Ce pragmatisme budgétaire va initier un autre débat, le mur budgétaire, c’est-à-dire le seuil du déficit budgétaire tel c’est le cas des états unis, ou la convergence budgétaire Européenne ou le déficit budgétaire annuel est fixé à 3%  par rapport au PIB et, le cumul de l’ensemble des déficits ne doit pas dépasser 60% du PIB. Enfin, un budget qui s’accapare de la moitié de la richesse nationale doit être impérativement révisé pour passer à la moitié puis au tiers comme c’est le cas des États unis et de l’Allemagne.
Où en est à votre avis la réforme de la gouvernance des banques publiques ?
La gouvernance des banques telle qu’elle est aujourd’hui  se limite à la maîtrise des risques des crédits, c’est-à-dire se conformer aux différents accords de Bâle (1, 2 et 3). Mais le problème des banques publiques algériennes n’est pas similaire à celui des banques étrangères, car le risque pour ces derniers est dans ce qu’on appelle le hors bilan, c’est-à-dire les actifs spéculatifs, d’autant plus que certaines banques de dimension internationale sont systémiques et qui sont une vingtaine, leur effondrement engendrera une crise financière planétaire induisant une crise économique mondiale. Et actuellement, les cas de la banque Allemande la Deutsch Bank ou  la banque suisse l’UBS est inquiétant à cause des risques encourus des produits des marchés à terme spéculatifs (options, futures, swaps, …).
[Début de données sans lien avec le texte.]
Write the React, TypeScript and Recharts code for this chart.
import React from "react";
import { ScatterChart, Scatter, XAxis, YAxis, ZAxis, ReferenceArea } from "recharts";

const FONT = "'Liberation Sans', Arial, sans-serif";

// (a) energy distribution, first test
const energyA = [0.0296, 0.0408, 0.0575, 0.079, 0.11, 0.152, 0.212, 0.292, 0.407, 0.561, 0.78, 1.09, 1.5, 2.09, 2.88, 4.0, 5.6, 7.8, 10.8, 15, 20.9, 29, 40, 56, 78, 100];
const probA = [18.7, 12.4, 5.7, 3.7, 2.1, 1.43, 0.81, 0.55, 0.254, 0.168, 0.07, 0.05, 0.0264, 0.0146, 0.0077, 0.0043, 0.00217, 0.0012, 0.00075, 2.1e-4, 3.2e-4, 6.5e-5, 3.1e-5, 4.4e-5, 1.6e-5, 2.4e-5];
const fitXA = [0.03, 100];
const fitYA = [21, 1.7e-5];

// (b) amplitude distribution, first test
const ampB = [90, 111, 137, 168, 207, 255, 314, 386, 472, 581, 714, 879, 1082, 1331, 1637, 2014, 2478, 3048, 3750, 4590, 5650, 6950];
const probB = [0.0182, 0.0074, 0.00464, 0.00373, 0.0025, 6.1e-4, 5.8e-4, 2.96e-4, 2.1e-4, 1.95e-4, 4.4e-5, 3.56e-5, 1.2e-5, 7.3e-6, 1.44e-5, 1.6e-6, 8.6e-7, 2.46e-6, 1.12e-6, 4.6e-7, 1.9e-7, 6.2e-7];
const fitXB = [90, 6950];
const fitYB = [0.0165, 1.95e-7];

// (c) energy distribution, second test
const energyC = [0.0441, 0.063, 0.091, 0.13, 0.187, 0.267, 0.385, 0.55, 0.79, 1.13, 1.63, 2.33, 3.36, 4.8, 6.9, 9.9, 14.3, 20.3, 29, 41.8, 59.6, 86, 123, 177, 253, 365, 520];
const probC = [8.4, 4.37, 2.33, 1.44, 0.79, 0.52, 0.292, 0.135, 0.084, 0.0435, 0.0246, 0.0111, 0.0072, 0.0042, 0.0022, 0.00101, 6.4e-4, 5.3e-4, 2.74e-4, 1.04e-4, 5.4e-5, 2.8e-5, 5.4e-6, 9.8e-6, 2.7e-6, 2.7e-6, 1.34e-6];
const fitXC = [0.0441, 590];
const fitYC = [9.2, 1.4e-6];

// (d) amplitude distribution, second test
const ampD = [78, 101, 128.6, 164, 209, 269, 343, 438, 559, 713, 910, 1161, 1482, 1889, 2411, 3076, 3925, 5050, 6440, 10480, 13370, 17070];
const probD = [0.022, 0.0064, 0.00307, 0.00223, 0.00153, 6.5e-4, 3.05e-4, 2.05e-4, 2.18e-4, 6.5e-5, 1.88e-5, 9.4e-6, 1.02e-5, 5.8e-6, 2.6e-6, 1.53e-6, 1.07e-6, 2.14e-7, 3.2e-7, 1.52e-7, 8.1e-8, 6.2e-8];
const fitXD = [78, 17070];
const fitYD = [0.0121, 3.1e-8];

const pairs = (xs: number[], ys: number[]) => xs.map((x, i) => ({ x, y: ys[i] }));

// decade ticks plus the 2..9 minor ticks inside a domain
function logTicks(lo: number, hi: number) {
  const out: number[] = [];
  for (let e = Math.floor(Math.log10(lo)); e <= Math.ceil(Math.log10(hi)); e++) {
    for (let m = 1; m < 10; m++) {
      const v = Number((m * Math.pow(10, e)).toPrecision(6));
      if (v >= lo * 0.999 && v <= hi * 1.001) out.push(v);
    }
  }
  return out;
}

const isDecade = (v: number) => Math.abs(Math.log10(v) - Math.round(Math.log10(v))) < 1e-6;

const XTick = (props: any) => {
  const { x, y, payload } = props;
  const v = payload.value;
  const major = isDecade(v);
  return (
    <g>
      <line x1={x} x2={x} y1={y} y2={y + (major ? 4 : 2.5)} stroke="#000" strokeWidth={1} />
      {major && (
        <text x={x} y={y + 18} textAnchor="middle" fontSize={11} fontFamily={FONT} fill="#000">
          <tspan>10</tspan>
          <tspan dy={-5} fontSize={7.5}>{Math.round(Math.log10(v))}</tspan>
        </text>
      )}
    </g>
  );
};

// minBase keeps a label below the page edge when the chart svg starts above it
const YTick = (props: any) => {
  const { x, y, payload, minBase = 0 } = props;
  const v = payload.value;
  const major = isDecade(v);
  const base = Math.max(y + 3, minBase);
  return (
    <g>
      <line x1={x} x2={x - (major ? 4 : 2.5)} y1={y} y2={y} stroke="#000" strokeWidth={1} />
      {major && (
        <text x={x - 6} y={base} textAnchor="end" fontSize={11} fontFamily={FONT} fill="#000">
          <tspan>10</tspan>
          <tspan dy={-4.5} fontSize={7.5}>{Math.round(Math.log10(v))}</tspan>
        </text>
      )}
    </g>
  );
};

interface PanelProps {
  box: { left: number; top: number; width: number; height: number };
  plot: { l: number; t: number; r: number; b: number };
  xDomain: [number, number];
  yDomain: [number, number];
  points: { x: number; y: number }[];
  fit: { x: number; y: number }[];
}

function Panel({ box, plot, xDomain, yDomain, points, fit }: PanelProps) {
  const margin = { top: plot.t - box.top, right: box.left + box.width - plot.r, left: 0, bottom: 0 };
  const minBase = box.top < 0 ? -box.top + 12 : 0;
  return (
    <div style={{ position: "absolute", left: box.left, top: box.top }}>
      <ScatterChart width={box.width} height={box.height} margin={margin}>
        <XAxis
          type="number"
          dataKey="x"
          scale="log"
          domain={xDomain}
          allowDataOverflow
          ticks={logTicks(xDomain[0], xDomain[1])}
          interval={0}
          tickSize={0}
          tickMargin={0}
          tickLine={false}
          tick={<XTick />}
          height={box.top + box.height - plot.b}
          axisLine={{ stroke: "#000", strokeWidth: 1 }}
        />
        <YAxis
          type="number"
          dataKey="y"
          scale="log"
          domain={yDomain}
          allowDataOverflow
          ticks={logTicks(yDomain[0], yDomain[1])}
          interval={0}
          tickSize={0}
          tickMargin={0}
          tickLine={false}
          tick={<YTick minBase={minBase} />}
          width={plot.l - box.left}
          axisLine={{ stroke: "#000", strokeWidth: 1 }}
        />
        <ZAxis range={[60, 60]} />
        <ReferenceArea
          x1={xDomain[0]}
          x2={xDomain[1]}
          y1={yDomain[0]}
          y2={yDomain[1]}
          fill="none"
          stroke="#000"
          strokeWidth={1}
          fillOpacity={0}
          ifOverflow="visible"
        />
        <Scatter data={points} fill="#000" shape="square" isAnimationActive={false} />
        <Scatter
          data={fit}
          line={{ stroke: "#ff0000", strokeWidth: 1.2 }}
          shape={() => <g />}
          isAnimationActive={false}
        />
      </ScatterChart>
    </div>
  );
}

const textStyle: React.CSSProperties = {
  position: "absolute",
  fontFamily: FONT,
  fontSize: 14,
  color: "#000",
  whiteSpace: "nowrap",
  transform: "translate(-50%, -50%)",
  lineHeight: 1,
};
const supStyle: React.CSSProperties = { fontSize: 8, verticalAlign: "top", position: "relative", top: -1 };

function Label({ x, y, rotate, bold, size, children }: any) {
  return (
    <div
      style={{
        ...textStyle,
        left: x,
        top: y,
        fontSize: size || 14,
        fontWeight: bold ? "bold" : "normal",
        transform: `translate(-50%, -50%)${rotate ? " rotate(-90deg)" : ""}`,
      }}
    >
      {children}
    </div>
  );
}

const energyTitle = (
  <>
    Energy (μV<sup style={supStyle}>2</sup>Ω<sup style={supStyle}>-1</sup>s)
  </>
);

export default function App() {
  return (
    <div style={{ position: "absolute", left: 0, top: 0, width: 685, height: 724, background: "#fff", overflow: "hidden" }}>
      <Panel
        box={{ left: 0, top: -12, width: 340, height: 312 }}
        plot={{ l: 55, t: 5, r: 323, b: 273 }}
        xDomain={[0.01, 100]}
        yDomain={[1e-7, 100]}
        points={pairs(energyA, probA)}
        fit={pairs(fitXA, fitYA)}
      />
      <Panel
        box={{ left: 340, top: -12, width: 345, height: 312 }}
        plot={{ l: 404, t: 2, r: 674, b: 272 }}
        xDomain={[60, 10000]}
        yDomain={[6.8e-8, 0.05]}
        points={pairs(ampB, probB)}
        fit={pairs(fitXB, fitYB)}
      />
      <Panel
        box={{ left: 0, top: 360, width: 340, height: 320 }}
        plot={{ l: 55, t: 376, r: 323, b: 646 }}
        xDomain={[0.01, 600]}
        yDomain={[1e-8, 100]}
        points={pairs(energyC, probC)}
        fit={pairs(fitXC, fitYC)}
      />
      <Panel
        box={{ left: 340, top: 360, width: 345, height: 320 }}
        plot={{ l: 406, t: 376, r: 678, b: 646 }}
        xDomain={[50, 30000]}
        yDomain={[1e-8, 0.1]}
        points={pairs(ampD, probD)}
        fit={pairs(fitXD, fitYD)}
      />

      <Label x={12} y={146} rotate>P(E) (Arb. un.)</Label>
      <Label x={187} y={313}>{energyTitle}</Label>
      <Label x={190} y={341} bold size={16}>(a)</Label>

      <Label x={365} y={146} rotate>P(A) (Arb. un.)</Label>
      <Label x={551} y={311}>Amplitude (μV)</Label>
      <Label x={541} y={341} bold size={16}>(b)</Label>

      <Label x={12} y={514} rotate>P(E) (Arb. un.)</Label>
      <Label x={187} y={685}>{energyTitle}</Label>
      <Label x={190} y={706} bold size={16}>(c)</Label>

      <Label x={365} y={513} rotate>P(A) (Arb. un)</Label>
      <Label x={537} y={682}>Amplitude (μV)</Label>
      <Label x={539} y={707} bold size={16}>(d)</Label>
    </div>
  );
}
Pour les banques publiques nationales, la transparence dans leurs comptes est de ce fait, elles  doivent faire leurs entrées à la Bourse d’Alger, c’est-à-dire l’État propriétaire des 100% des actions, doit au moins libéré 20% des actions, ce sont les conditions actuelles d’accès à la bourse, un choix auquel les banques sont dans l’obligation de fournir un bilan comptable et les comptes de résultats dûment certifié à la bourse d’Alger qui serait à la portée du grand public, d’une part, la transparence est assurée, et d’autre part, le marché sait sanctionner ou gratifier les dividendes et la performance en dehors de toute démagogie ou idéologie.